To achieve this goal, Dropbox seems to be slimming down and demonstrating where its priorities lie. Eliminating teams of employees focused on other initiatives not only helps reduce expenses, but also allows Dropbox to focus on its top performers. Netflix (NFLX 4.17%) CEO Reed Hastings famously defines this concept as "increasing talent density." Cutting out employees who aren't contributing substantially to the current goal at hand allows companies to optimize their existing workforce while running a leaner operation. Most people might call this ruthless, but the material benefits are hard to refute. 

If we assume the average salary of a Dropbox employee is about $100,000 a year, then by laying off 315 employees, Dropbox is saving more than $30 million in costs annually, excluding the three-month severance it has committed to paying out. In addition to the payroll savings, Dropbox has stated that it's allowing employees to work virtually indefinitely, which should minimize expenses required to maintain its offices. As long as these departures don't compromise the product or customer experience, these savings should result in extra cash on hand -- and Dropbox has made clear how it intends to spend that cash.

In Drew Houston's email to all employees, he stated that one of Dropbox's top priorities for 2021 is investing in new products built for distributed work. Just months before Houston sent the companywide email, Dropbox announced that it was preparing to launch a new feature called Spaces 2.0. Spaces is similar to a shared folder, providing a unified place for multiple teams to collaborate on a single project from start to finish. This new feature will include an app center that should allow teams to easily meet, assign tasks, edit and upload files, sign contracts, and much more, all stemming from the same initial collaboration hub. 

Building on success 

Dropbox looks to be piggybacking off a very successful year. In the last 12 months, the company added 1.25 million paying users, a 9% increase, while boosting the average revenue per user from $123.15 to $128.03. For the first nine months of its current fiscal year, Dropbox booked a 16% year-over-year jump in revenue and a 21% boost in gross profit.

At the customer level, it's very difficult for an enterprise team to change storage providers or collaboration tools. Not only does it take time to switch all the files from one place to another, but adopting a new system is a laborious process. The time consumed by switching platforms tends to cut into a company's overall production. That hassle means Dropbox's 15.25 million paying users seem unlikely to switch to a rival, especially since Dropbox continues to innovate and bolt on additional layers of functionality.
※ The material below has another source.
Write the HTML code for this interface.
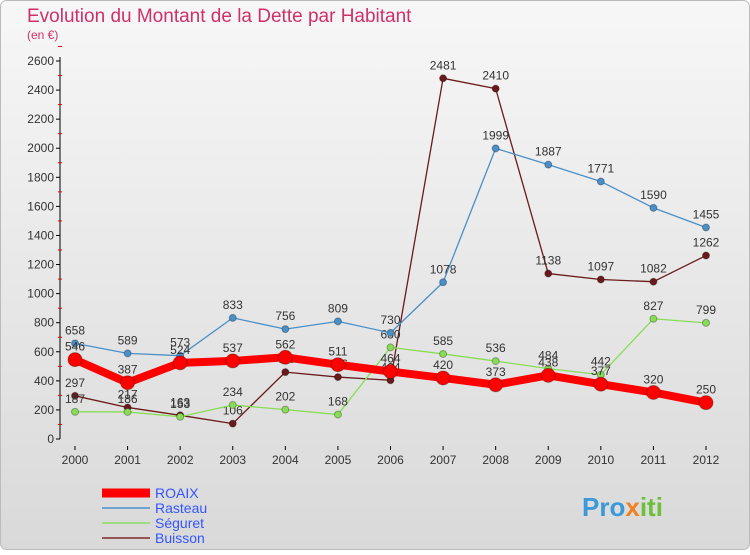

New products like Spaces, or the recent acquisition of e-signature provider Hellosign, might not independently move the needle in terms of new customers, but each additional feature offers yet another reason to stay on the Dropbox platform.

With the addition of new customers and the strength of existing customer spend, Dropbox delivered substantially higher profit margins year over year, On a GAAP net income basis, Dropbox transitioned from unprofitable to profitable over the first nine months of the year. And over the trailing 12 months,Dropbox generated roughly half a billion in free cash flow. Yet despite the impressive year, the company still trades at a market cap of just under $9 billion. At 18 times its trailing-12-month free cash flow, Dropbox looks fairly cheap versus competitors like Microsoft and Google, who both trade well above a free cash flow multiple of 30.   

As customers stick around, and Dropbox reduces overall costs, profits should rise -- and shareholders will likely benefit.